Speech perception of /s/-leniting Spanish Dialects by late English-Spanish bilinguals
Open Access
- Author:
- Reichard, Caitlin Elizabeth
- Area of Honors:
- Spanish
- Degree:
- Bachelor of Science
- Document Type:
- Thesis
- Thesis Supervisors:
- Matthew Thomas Carlson, Thesis Supervisor
John Lipski, Thesis Honors Advisor - Keywords:
- second language aquisition
speech perception
dialectal variation
perceptual learning
bilinguals
Spanish - Abstract:
- This thesis investigated speech perception of Spanish dialectal variation to word-final /s/ by late English-Spanish bilinguals. The experiment tested low proficiency Spanish (L2) learners’ sensitivity to the sibilant, aspirated, and deleted variants, which represent a lenition pattern of Spanish /s/. Aspiration is realized by an audible [h] sound, and deletion induces traceable, phonetic changes to neighboring sounds, which shall distinguish plural and singular stimuli. Participants completed a four-picture visual world paradigm with eye-tracking to assess plurality of auditory phrases as an implicit test of /s/ perception. Results showed categorical responses to singular, sibilant, and deleted stimuli: canonical [s] was perceived as “plural”, while deletion was perceived as “singular”. Accuracy for aspirated stimuli revealed distinct subgroups: a few participants who responded “plural” to most aspirated tokens and the majority who responded “singular” to such tokens.

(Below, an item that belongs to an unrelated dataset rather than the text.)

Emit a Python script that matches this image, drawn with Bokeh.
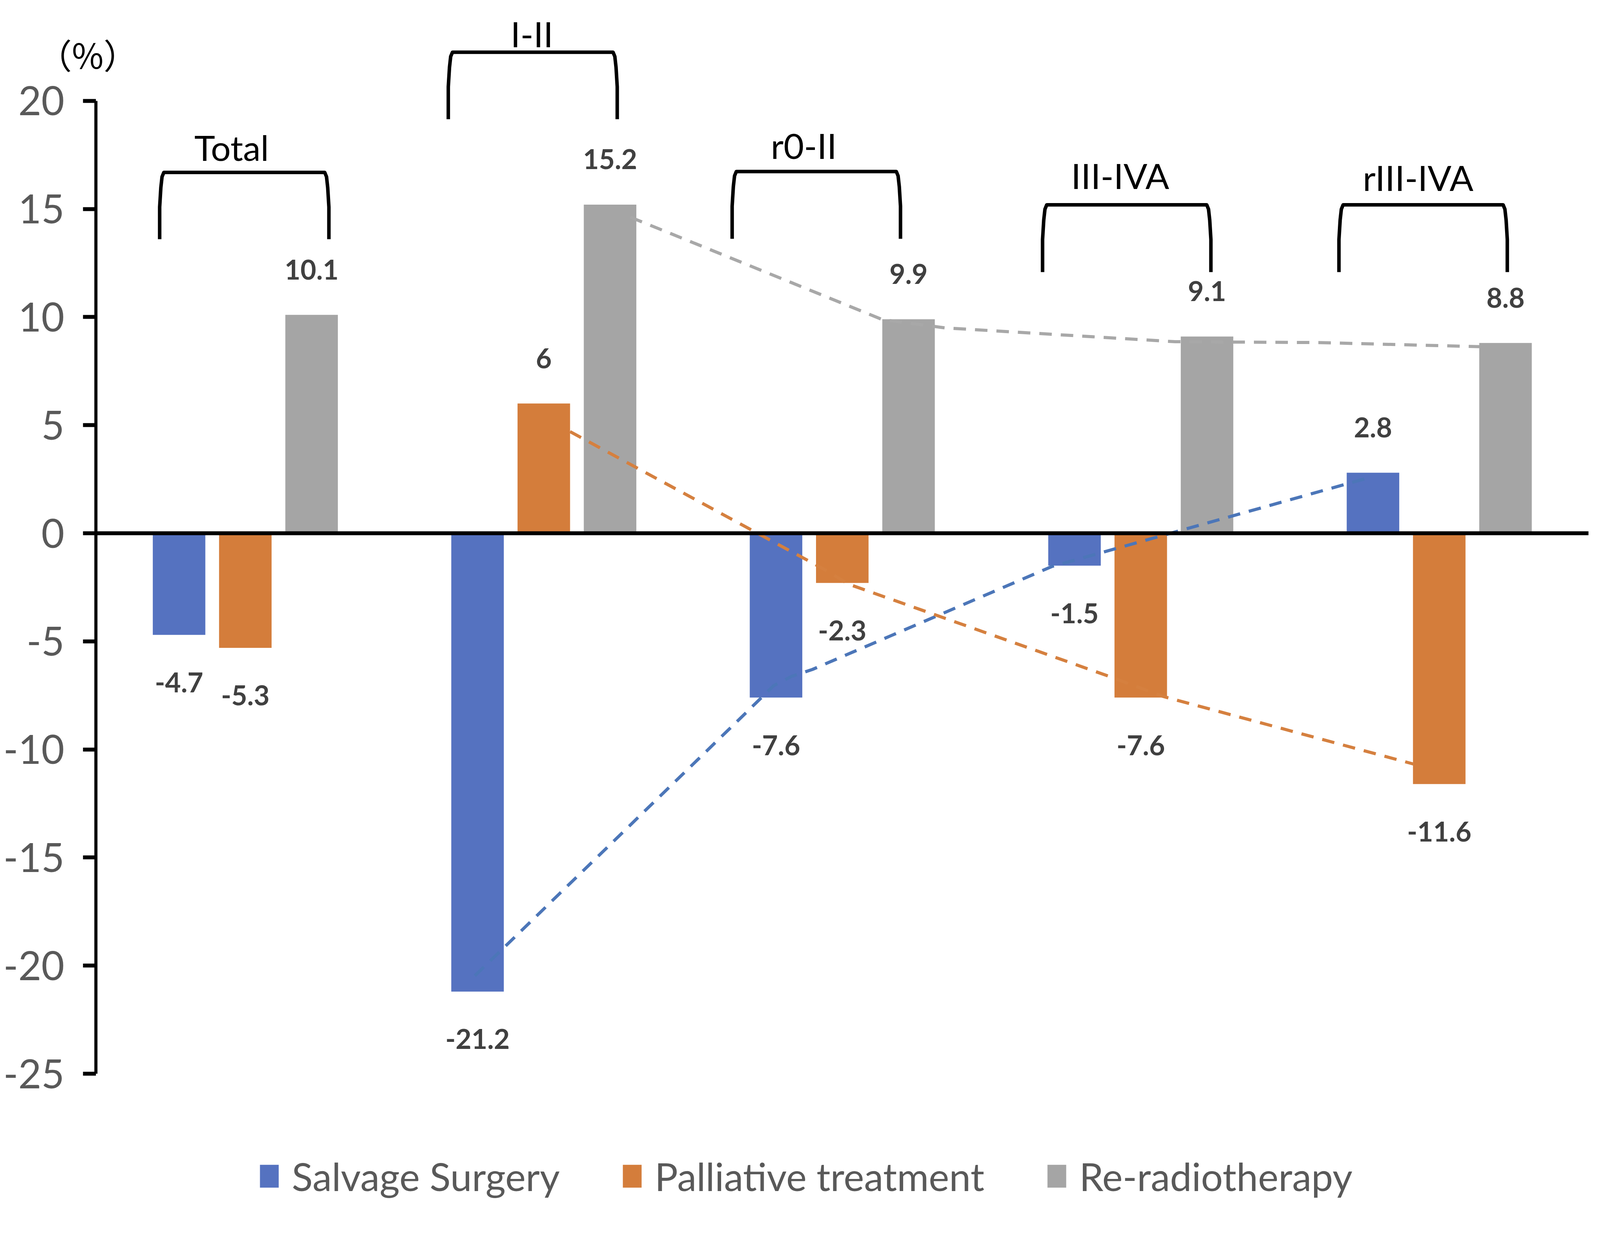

The former showed direct correlation between dialect contact and perception, and there was some evidence that one of these participants changed her behavior in favor of “plural” responses as the task progressed. Response times and eye-tracking data told a similar story as accuracy, in which some participants were sensitive to [h] and none were sensitive to the phonetic cues in a deleting dialect. Overall, this sample indicates low proficiency learners, with no prior dialect contact, are unlikely to adapt to L2 variation upon initial contact with a native speaker.